The rearranged game with Bournemouth, brought forward due to the latter's involvement in the F.A. Cup could have been a tricky one. Free-scoring against freely-conceeding, team high on confidence against a team low on luck - what could go wrong? Well, for a change, nothing - it all went...strangely right. Lady Luck owed us a backhander and tonight was a good night to collect.
Out-passed, at times out-run but crucially not outplayed; Leeds rode their luck in this encounter but emerged with a well-fought victory. It is slowly coming together and, like most Leeds fans, the encouraging signs are actually making me look forward to the end of the season.
Marco Silvestri’s rollercoaster distribution accuracy hit the depths in this game with only 34% accuracy in his distribution, that coming from 4 successful goal kicks, 1 successful kick from hand and 5 successful kicked/passed clearances. This 34% accuracy in distribution of the ball was down from a season-high of 67% during Saturday’s game against Birmingham. However, the other aspects of Silvestri’s game remained solid, especially so his ‘claim success’ which again remained at 100%; he also made another 3 saves to give him 73 for the season thus far and cement his place as #3 ranked keeper by saves in the Championship. Silvestri’s returns for this game of 3 saves per goal and 3 overall saves are both above her season p/game returns of 2.03 saves per goal ad 2.70 saves per game. His current shot-stopping return against open play shots on target (requiring a save) is around 71% (70.9% with 30 goals conceded against 73 saves made). It is this quality alone that Leeds will likely rely on more this season than his ‘in’ability to pick out fellow Leeds players with a threaded pass.
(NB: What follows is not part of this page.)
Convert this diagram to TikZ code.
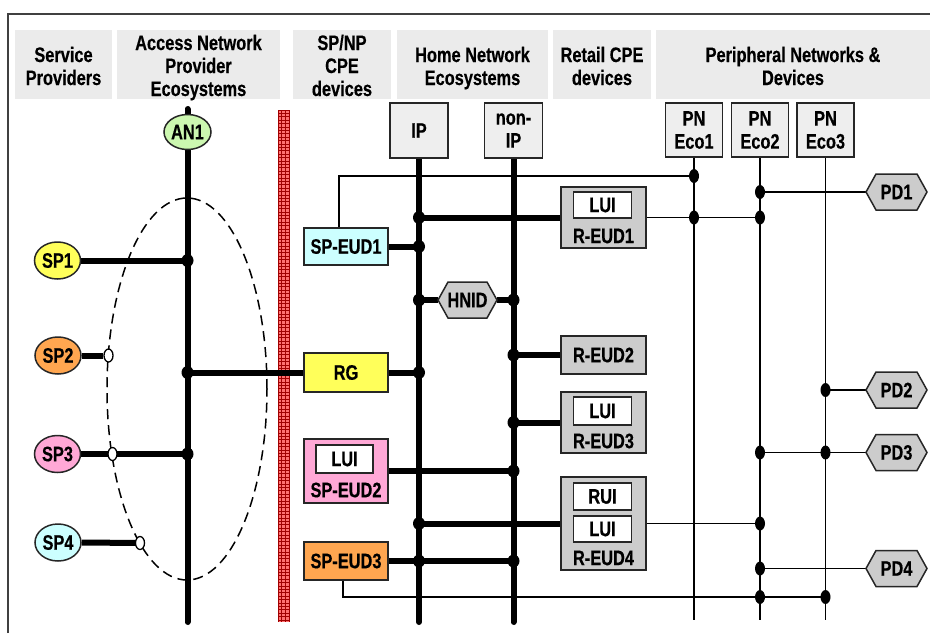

The solidity and cohesiveness of the Leeds United back four continues to grow and prosper under the new tactical formation and the extra protection afforded by having two midfield players centrally in front of them. What needs to be remembered is that, Bellusci aside, not one of the others began the season as a regular in the position they played tonight; watching them it was like this was a 27 match-seasoned line up. Bellusci, up until his sending off on 85 minutes, had a good, solid game winning more tackles (3) than he lost (2) and making 4 timely interceptions of Bournemouth passes (vs a season return of 2.88 interceptions per 90) and also leading in the number of defensive clearances made (7). Scott Wootton also had another solid game in the unfamiliar right back position and Charlie Taylor continues to grow well in the left back position vacated by the recently-departed Stephen Warnock.
Leeds were outpassed by a strong-passing Bournemouth side; Bournemouth having 560 passes to Leeds’ 348 – Bournemouth having 61.70% of the games total passes. Scott Wootton was Leeds’ top passer with 50 passes and was closely followed by the increasingly impressive Luke Murphy with 49 passes. Leeds’ intention was to press Bournemouth up the park this shown in the 200 passes with a target zone of Bournemouth’s final third of the field which was just over 57% of Leeds’ total passes. Leeds’ midfield five contributed 208 of the 348 team passes; this was good enough for just shy of 60% of the team total (59.77%) with just over 50% of the midfield passes (105) having a final third target zone. Lewis Cook put in a commanding performance which caught the eye: 5 dribbles (4 successfully beating opponents), won 50% of his tackles (1 from 2) and blocked 2 crosses. Luke Murphy, carrying on his recent resurgence, had another top game: 2 shots (both on target – 1 goal), 100% tackle rate (5 from 5), 2 pass interceptions and also put in 8 crosses. The resurgent drive amongst former fringe players continued with Rodolph Austin: 100% tackle rate (2 from 2), 6 pass interceptions, 2 blocks (1 pass, 1 cross) and 6 shots (only one on target). The newly ‘packed’ midfield seems both productive and, at the same time, helpful towards nullifying opposition threats before they get to the heart of the defence which was something that happened with regularity under ‘the diamond’ days.
Steve Morison again led the line and caused all manner of problems for the Bournemouth defence before he was replaced on 66 minutes by Billy Sharp. Morison is that lynch-pin in the 4-2-3-1 formation that Leeds have reverted to and it is encouraging to hear him being cheered when he left the pitch because he does put in that ‘honest shift’ that Leeds fans demand from the players. He showed good anticipation to close down Bournemouth players, intercepting 2 passes and making 6 headed passes to supporting players.
The adrenaline has coursed through my veins, rational thought has returned and lingering doubt is being replaced by ever-growing quiet optimism. Things are looking up.
It's suddenly conducive to good health being a Leeds United fan.